- Aim of the task:
Your answer should be one number: how many lines of the data include the string "React"?

- Given information:
━━━━━━━━
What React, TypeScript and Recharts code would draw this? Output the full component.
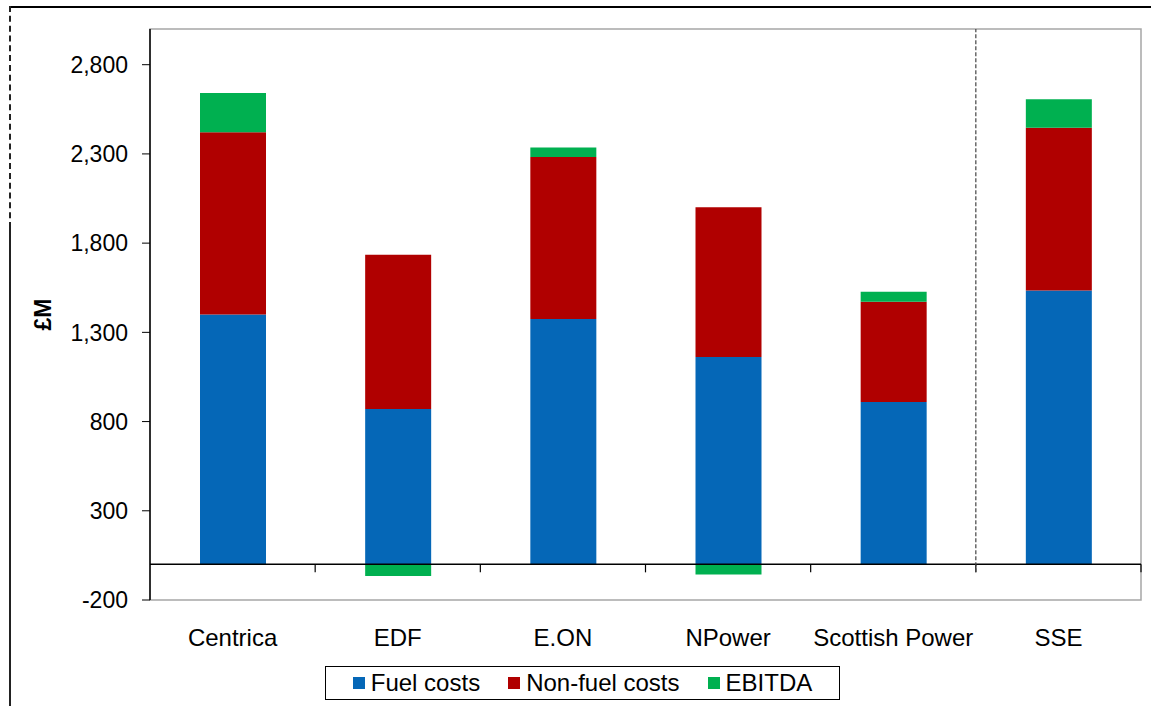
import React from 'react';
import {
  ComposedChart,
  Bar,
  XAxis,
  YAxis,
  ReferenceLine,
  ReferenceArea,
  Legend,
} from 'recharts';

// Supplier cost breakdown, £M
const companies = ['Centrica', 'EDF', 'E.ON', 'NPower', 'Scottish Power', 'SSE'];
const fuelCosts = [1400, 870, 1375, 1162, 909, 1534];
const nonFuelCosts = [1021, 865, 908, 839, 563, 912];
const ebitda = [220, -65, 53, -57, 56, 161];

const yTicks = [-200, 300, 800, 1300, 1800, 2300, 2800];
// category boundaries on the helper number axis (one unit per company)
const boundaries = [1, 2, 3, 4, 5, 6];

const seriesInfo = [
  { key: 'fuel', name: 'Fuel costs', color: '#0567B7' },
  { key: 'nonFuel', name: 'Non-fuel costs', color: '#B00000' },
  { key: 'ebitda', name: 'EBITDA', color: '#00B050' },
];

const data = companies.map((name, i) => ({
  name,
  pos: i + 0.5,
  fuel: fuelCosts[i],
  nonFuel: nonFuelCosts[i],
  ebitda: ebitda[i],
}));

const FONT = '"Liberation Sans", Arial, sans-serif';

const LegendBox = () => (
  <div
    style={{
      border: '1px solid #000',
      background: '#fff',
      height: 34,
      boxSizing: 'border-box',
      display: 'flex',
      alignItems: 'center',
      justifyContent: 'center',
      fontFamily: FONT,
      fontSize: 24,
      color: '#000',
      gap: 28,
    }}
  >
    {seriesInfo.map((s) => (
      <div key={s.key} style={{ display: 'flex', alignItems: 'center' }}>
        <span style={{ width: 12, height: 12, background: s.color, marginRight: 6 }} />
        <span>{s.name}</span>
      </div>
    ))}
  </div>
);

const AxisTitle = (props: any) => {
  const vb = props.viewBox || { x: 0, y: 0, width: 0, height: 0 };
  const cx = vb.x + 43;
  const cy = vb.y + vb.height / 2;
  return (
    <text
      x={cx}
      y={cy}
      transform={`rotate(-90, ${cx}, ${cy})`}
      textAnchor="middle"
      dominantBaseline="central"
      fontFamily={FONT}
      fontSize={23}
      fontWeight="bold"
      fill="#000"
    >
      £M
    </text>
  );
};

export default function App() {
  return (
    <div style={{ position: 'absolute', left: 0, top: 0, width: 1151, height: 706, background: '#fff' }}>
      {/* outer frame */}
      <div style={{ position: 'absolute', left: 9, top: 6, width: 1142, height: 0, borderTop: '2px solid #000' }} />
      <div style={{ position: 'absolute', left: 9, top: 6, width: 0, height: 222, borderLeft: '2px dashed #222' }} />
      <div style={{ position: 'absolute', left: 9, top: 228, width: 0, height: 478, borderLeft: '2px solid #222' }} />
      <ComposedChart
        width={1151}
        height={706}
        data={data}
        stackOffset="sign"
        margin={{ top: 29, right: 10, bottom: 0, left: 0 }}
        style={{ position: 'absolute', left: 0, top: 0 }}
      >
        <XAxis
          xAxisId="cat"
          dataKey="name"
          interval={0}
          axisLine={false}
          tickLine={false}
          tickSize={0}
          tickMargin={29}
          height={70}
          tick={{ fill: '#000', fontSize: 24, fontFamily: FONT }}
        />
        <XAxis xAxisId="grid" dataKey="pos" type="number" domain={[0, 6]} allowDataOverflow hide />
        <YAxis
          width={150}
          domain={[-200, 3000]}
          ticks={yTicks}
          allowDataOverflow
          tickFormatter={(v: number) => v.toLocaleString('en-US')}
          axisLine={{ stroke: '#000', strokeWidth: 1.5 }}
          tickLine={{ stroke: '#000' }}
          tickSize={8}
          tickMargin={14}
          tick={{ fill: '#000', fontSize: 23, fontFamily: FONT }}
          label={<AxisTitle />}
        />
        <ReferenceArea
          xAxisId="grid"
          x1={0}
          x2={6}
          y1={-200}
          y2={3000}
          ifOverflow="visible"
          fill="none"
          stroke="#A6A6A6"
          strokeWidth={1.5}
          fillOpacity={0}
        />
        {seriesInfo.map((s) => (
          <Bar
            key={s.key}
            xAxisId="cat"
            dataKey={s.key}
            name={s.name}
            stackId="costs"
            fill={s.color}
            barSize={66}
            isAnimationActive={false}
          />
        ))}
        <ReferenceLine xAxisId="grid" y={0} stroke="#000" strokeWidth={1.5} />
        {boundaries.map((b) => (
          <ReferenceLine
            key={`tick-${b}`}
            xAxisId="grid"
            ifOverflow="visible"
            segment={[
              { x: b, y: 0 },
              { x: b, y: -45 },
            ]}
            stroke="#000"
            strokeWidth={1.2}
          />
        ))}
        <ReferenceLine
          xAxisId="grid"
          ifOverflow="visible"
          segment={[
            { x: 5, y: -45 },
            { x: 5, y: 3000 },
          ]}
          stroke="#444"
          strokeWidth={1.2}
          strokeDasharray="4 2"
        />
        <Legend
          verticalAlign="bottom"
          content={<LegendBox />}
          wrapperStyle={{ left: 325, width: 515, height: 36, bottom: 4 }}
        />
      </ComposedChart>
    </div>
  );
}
━━━━━━━━
- Result:
2